What the exercise asks: Quote the listing below in full and exactly as written, but omit every picture.

Material:
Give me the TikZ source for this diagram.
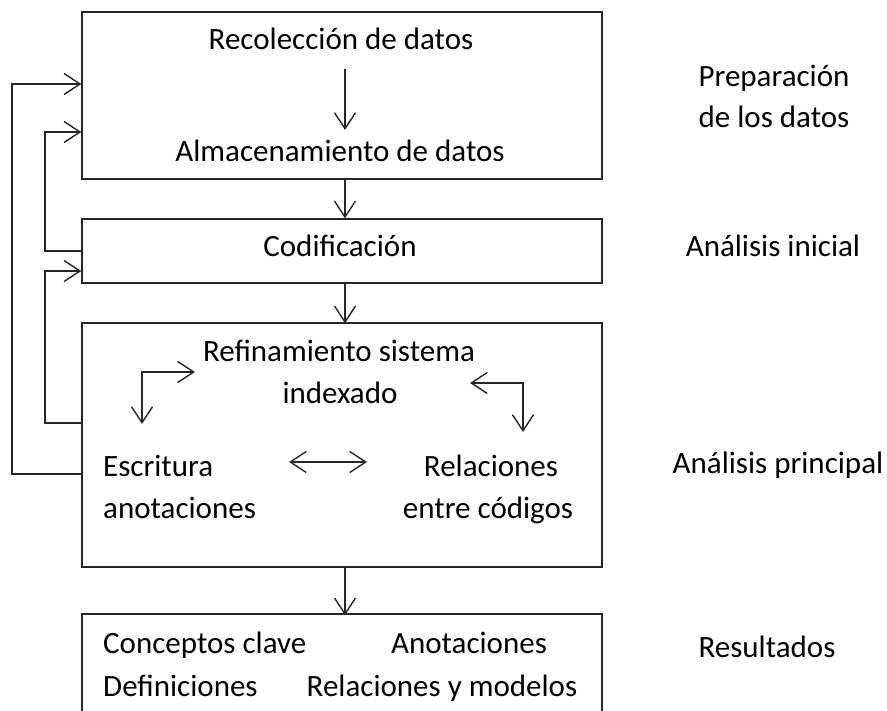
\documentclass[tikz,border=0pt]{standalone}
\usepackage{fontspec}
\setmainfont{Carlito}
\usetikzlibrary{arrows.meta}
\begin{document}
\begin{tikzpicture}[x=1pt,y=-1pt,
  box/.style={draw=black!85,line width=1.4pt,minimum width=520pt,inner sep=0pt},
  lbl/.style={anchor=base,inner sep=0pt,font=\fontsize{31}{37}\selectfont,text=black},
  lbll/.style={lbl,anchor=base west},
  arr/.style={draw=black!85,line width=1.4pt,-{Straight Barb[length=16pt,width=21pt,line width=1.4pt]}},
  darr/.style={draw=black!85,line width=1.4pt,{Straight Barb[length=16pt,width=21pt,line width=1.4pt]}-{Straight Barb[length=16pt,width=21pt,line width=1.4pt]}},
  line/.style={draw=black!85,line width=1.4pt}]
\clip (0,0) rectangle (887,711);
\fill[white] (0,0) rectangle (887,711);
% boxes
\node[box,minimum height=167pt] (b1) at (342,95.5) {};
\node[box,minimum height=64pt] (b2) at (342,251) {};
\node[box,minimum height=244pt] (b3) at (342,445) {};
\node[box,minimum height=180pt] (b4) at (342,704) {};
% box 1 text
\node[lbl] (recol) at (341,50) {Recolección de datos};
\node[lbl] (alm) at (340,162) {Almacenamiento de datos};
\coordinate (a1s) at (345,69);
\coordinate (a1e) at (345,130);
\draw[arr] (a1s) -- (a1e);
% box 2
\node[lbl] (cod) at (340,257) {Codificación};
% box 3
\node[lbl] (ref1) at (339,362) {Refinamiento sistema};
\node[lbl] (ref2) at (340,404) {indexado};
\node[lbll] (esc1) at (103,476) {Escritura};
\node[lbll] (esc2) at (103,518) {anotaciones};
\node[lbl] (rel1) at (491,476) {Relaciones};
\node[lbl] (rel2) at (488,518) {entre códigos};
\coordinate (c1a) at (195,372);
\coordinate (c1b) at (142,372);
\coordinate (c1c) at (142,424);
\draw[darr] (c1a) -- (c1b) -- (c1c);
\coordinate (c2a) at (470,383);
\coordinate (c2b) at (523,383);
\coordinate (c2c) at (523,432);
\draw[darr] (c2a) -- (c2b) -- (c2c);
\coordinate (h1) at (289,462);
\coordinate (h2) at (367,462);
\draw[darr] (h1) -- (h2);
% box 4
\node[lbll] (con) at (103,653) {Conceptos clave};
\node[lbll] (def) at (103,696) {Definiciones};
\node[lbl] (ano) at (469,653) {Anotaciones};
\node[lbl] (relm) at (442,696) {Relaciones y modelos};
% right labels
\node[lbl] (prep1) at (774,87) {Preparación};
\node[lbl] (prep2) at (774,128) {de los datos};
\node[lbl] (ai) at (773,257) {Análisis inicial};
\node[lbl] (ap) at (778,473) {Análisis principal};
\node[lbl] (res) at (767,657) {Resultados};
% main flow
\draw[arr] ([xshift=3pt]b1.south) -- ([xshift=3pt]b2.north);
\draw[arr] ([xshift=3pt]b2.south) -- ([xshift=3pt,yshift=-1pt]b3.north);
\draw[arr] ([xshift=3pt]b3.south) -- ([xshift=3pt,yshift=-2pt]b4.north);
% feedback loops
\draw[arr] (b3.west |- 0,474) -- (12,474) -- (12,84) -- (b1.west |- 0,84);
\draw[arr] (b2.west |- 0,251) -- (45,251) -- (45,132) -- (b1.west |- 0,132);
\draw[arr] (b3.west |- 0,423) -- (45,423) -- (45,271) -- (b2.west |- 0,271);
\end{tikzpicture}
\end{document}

Expected output:
Give me the TikZ source for this diagram.
\documentclass[tikz,border=0pt]{standalone}
\usepackage{fontspec}
\setmainfont{Carlito}
\usetikzlibrary{arrows.meta}
\begin{document}
\begin{tikzpicture}[x=1pt,y=-1pt,
  box/.style={draw=black!85,line width=1.4pt,minimum width=520pt,inner sep=0pt},
  lbl/.style={anchor=base,inner sep=0pt,font=\fontsize{31}{37}\selectfont,text=black},
  lbll/.style={lbl,anchor=base west},
  arr/.style={draw=black!85,line width=1.4pt,-{Straight Barb[length=16pt,width=21pt,line width=1.4pt]}},
  darr/.style={draw=black!85,line width=1.4pt,{Straight Barb[length=16pt,width=21pt,line width=1.4pt]}-{Straight Barb[length=16pt,width=21pt,line width=1.4pt]}},
  line/.style={draw=black!85,line width=1.4pt}]
\clip (0,0) rectangle (887,711);
\fill[white] (0,0) rectangle (887,711);
% boxes
\node[box,minimum height=167pt] (b1) at (342,95.5) {};
\node[box,minimum height=64pt] (b2) at (342,251) {};
\node[box,minimum height=244pt] (b3) at (342,445) {};
\node[box,minimum height=180pt] (b4) at (342,704) {};
% box 1 text
\node[lbl] (recol) at (341,50) {Recolección de datos};
\node[lbl] (alm) at (340,162) {Almacenamiento de datos};
\coordinate (a1s) at (345,69);
\coordinate (a1e) at (345,130);
\draw[arr] (a1s) -- (a1e);
% box 2
\node[lbl] (cod) at (340,257) {Codificación};
% box 3
\node[lbl] (ref1) at (339,362) {Refinamiento sistema};
\node[lbl] (ref2) at (340,404) {indexado};
\node[lbll] (esc1) at (103,476) {Escritura};
\node[lbll] (esc2) at (103,518) {anotaciones};
\node[lbl] (rel1) at (491,476) {Relaciones};
\node[lbl] (rel2) at (488,518) {entre códigos};
\coordinate (c1a) at (195,372);
\coordinate (c1b) at (142,372);
\coordinate (c1c) at (142,424);
\draw[darr] (c1a) -- (c1b) -- (c1c);
\coordinate (c2a) at (470,383);
\coordinate (c2b) at (523,383);
\coordinate (c2c) at (523,432);
\draw[darr] (c2a) -- (c2b) -- (c2c);
\coordinate (h1) at (289,462);
\coordinate (h2) at (367,462);
\draw[darr] (h1) -- (h2);
% box 4
\node[lbll] (con) at (103,653) {Conceptos clave};
\node[lbll] (def) at (103,696) {Definiciones};
\node[lbl] (ano) at (469,653) {Anotaciones};
\node[lbl] (relm) at (442,696) {Relaciones y modelos};
% right labels
\node[lbl] (prep1) at (774,87) {Preparación};
\node[lbl] (prep2) at (774,128) {de los datos};
\node[lbl] (ai) at (773,257) {Análisis inicial};
\node[lbl] (ap) at (778,473) {Análisis principal};
\node[lbl] (res) at (767,657) {Resultados};
% main flow
\draw[arr] ([xshift=3pt]b1.south) -- ([xshift=3pt]b2.north);
\draw[arr] ([xshift=3pt]b2.south) -- ([xshift=3pt,yshift=-1pt]b3.north);
\draw[arr] ([xshift=3pt]b3.south) -- ([xshift=3pt,yshift=-2pt]b4.north);
% feedback loops
\draw[arr] (b3.west |- 0,474) -- (12,474) -- (12,84) -- (b1.west |- 0,84);
\draw[arr] (b2.west |- 0,251) -- (45,251) -- (45,132) -- (b1.west |- 0,132);
\draw[arr] (b3.west |- 0,423) -- (45,423) -- (45,271) -- (b2.west |- 0,271);
\end{tikzpicture}
\end{document}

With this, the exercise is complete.